Data extract:
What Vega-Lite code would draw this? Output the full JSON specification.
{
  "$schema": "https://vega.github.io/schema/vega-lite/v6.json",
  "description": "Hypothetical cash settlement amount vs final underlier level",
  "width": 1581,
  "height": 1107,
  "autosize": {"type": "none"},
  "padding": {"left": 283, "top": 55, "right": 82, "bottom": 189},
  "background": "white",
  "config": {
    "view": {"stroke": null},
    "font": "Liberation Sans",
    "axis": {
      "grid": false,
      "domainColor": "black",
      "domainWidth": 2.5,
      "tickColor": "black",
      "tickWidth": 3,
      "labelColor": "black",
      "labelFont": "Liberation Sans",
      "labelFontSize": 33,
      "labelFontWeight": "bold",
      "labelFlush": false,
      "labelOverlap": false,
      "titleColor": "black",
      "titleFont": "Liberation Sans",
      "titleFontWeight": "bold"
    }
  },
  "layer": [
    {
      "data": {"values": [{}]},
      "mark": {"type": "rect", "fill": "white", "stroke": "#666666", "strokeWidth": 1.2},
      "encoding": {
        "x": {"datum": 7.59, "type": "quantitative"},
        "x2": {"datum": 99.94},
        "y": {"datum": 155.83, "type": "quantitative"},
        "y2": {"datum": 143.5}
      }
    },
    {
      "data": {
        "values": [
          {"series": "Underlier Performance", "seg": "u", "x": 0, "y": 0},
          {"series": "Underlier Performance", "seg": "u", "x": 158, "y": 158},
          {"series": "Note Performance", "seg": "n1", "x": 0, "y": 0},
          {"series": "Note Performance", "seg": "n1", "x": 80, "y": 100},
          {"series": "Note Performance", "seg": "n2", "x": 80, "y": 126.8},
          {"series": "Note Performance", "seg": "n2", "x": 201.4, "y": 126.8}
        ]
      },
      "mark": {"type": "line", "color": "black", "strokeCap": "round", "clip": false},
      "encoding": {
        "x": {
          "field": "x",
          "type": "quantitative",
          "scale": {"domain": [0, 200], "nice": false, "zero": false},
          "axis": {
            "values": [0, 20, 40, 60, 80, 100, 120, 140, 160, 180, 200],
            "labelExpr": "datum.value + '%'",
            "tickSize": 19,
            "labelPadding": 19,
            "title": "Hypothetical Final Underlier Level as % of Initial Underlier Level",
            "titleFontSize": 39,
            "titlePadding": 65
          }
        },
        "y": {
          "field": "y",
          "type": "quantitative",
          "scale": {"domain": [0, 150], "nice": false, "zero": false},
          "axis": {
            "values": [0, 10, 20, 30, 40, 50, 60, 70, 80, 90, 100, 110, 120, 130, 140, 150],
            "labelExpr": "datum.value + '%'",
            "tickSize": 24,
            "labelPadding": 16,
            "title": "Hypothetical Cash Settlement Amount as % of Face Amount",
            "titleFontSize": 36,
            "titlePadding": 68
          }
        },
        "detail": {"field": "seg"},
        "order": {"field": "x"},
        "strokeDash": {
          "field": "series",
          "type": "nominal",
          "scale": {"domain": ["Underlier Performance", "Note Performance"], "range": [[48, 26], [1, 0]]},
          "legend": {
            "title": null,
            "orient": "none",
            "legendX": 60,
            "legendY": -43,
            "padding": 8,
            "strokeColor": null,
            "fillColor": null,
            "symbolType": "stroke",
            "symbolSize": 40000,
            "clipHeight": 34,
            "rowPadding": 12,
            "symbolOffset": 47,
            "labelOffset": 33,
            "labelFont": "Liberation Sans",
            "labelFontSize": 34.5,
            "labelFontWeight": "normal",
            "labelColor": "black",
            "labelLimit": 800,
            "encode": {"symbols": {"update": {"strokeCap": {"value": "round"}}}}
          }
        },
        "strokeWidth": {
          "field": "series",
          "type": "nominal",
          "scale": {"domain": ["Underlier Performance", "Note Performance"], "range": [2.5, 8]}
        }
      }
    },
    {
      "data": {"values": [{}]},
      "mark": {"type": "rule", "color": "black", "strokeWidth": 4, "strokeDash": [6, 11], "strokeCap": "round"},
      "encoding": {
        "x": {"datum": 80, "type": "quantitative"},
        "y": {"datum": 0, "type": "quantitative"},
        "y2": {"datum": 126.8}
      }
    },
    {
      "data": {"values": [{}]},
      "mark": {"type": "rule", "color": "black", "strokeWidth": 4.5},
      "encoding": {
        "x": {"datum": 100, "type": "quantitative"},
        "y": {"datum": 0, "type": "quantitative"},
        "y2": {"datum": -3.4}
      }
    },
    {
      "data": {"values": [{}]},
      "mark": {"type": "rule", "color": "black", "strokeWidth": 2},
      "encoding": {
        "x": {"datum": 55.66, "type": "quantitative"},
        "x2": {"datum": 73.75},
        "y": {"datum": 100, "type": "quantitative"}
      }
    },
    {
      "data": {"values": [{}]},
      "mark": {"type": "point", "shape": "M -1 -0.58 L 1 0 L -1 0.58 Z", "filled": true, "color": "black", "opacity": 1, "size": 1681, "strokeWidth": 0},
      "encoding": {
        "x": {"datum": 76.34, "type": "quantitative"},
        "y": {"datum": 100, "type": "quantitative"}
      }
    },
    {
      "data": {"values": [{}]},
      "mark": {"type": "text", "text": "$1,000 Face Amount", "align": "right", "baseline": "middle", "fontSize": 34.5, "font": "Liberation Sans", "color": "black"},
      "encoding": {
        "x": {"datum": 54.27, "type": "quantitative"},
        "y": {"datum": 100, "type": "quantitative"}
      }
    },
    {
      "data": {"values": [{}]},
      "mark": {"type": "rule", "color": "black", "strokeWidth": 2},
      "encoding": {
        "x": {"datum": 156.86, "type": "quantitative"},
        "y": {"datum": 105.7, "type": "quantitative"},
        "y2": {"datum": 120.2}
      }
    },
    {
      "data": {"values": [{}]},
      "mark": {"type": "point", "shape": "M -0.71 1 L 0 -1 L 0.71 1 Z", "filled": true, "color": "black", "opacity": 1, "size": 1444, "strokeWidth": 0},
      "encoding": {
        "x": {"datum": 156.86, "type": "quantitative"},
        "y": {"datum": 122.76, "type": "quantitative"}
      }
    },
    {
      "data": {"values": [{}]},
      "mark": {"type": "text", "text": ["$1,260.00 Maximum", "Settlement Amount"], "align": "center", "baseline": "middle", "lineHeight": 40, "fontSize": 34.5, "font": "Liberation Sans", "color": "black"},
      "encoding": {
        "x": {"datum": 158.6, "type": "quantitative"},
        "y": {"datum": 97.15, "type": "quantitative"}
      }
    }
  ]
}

Exercise directions: Every line of the material must be returned exactly as it appears.

Task solution:
What Vega-Lite code would draw this? Output the full JSON specification.
{
  "$schema": "https://vega.github.io/schema/vega-lite/v6.json",
  "description": "Hypothetical cash settlement amount vs final underlier level",
  "width": 1581,
  "height": 1107,
  "autosize": {"type": "none"},
  "padding": {"left": 283, "top": 55, "right": 82, "bottom": 189},
  "background": "white",
  "config": {
    "view": {"stroke": null},
    "font": "Liberation Sans",
    "axis": {
      "grid": false,
      "domainColor": "black",
      "domainWidth": 2.5,
      "tickColor": "black",
      "tickWidth": 3,
      "labelColor": "black",
      "labelFont": "Liberation Sans",
      "labelFontSize": 33,
      "labelFontWeight": "bold",
      "labelFlush": false,
      "labelOverlap": false,
      "titleColor": "black",
      "titleFont": "Liberation Sans",
      "titleFontWeight": "bold"
    }
  },
  "layer": [
    {
      "data": {"values": [{}]},
      "mark": {"type": "rect", "fill": "white", "stroke": "#666666", "strokeWidth": 1.2},
      "encoding": {
        "x": {"datum": 7.59, "type": "quantitative"},
        "x2": {"datum": 99.94},
        "y": {"datum": 155.83, "type": "quantitative"},
        "y2": {"datum": 143.5}
      }
    },
    {
      "data": {
        "values": [
          {"series": "Underlier Performance", "seg": "u", "x": 0, "y": 0},
          {"series": "Underlier Performance", "seg": "u", "x": 158, "y": 158},
          {"series": "Note Performance", "seg": "n1", "x": 0, "y": 0},
          {"series": "Note Performance", "seg": "n1", "x": 80, "y": 100},
          {"series": "Note Performance", "seg": "n2", "x": 80, "y": 126.8},
          {"series": "Note Performance", "seg": "n2", "x": 201.4, "y": 126.8}
        ]
      },
      "mark": {"type": "line", "color": "black", "strokeCap": "round", "clip": false},
      "encoding": {
        "x": {
          "field": "x",
          "type": "quantitative",
          "scale": {"domain": [0, 200], "nice": false, "zero": false},
          "axis": {
            "values": [0, 20, 40, 60, 80, 100, 120, 140, 160, 180, 200],
            "labelExpr": "datum.value + '%'",
            "tickSize": 19,
            "labelPadding": 19,
            "title": "Hypothetical Final Underlier Level as % of Initial Underlier Level",
            "titleFontSize": 39,
            "titlePadding": 65
          }
        },
        "y": {
          "field": "y",
          "type": "quantitative",
          "scale": {"domain": [0, 150], "nice": false, "zero": false},
          "axis": {
            "values": [0, 10, 20, 30, 40, 50, 60, 70, 80, 90, 100, 110, 120, 130, 140, 150],
            "labelExpr": "datum.value + '%'",
            "tickSize": 24,
            "labelPadding": 16,
            "title": "Hypothetical Cash Settlement Amount as % of Face Amount",
            "titleFontSize": 36,
            "titlePadding": 68
          }
        },
        "detail": {"field": "seg"},
        "order": {"field": "x"},
        "strokeDash": {
          "field": "series",
          "type": "nominal",
          "scale": {"domain": ["Underlier Performance", "Note Performance"], "range": [[48, 26], [1, 0]]},
          "legend": {
            "title": null,
            "orient": "none",
            "legendX": 60,
            "legendY": -43,
            "padding": 8,
            "strokeColor": null,
            "fillColor": null,
            "symbolType": "stroke",
            "symbolSize": 40000,
            "clipHeight": 34,
            "rowPadding": 12,
            "symbolOffset": 47,
            "labelOffset": 33,
            "labelFont": "Liberation Sans",
            "labelFontSize": 34.5,
            "labelFontWeight": "normal",
            "labelColor": "black",
            "labelLimit": 800,
            "encode": {"symbols": {"update": {"strokeCap": {"value": "round"}}}}
          }
        },
        "strokeWidth": {
          "field": "series",
          "type": "nominal",
          "scale": {"domain": ["Underlier Performance", "Note Performance"], "range": [2.5, 8]}
        }
      }
    },
    {
      "data": {"values": [{}]},
      "mark": {"type": "rule", "color": "black", "strokeWidth": 4, "strokeDash": [6, 11], "strokeCap": "round"},
      "encoding": {
        "x": {"datum": 80, "type": "quantitative"},
        "y": {"datum": 0, "type": "quantitative"},
        "y2": {"datum": 126.8}
      }
    },
    {
      "data": {"values": [{}]},
      "mark": {"type": "rule", "color": "black", "strokeWidth": 4.5},
      "encoding": {
        "x": {"datum": 100, "type": "quantitative"},
        "y": {"datum": 0, "type": "quantitative"},
        "y2": {"datum": -3.4}
      }
    },
    {
      "data": {"values": [{}]},
      "mark": {"type": "rule", "color": "black", "strokeWidth": 2},
      "encoding": {
        "x": {"datum": 55.66, "type": "quantitative"},
        "x2": {"datum": 73.75},
        "y": {"datum": 100, "type": "quantitative"}
      }
    },
    {
      "data": {"values": [{}]},
      "mark": {"type": "point", "shape": "M -1 -0.58 L 1 0 L -1 0.58 Z", "filled": true, "color": "black", "opacity": 1, "size": 1681, "strokeWidth": 0},
      "encoding": {
        "x": {"datum": 76.34, "type": "quantitative"},
        "y": {"datum": 100, "type": "quantitative"}
      }
    },
    {
      "data": {"values": [{}]},
      "mark": {"type": "text", "text": "$1,000 Face Amount", "align": "right", "baseline": "middle", "fontSize": 34.5, "font": "Liberation Sans", "color": "black"},
      "encoding": {
        "x": {"datum": 54.27, "type": "quantitative"},
        "y": {"datum": 100, "type": "quantitative"}
      }
    },
    {
      "data": {"values": [{}]},
      "mark": {"type": "rule", "color": "black", "strokeWidth": 2},
      "encoding": {
        "x": {"datum": 156.86, "type": "quantitative"},
        "y": {"datum": 105.7, "type": "quantitative"},
        "y2": {"datum": 120.2}
      }
    },
    {
      "data": {"values": [{}]},
      "mark": {"type": "point", "shape": "M -0.71 1 L 0 -1 L 0.71 1 Z", "filled": true, "color": "black", "opacity": 1, "size": 1444, "strokeWidth": 0},
      "encoding": {
        "x": {"datum": 156.86, "type": "quantitative"},
        "y": {"datum": 122.76, "type": "quantitative"}
      }
    },
    {
      "data": {"values": [{}]},
      "mark": {"type": "text", "text": ["$1,260.00 Maximum", "Settlement Amount"], "align": "center", "baseline": "middle", "lineHeight": 40, "fontSize": 34.5, "font": "Liberation Sans", "color": "black"},
      "encoding": {
        "x": {"datum": 158.6, "type": "quantitative"},
        "y": {"datum": 97.15, "type": "quantitative"}
      }
    }
  ]
}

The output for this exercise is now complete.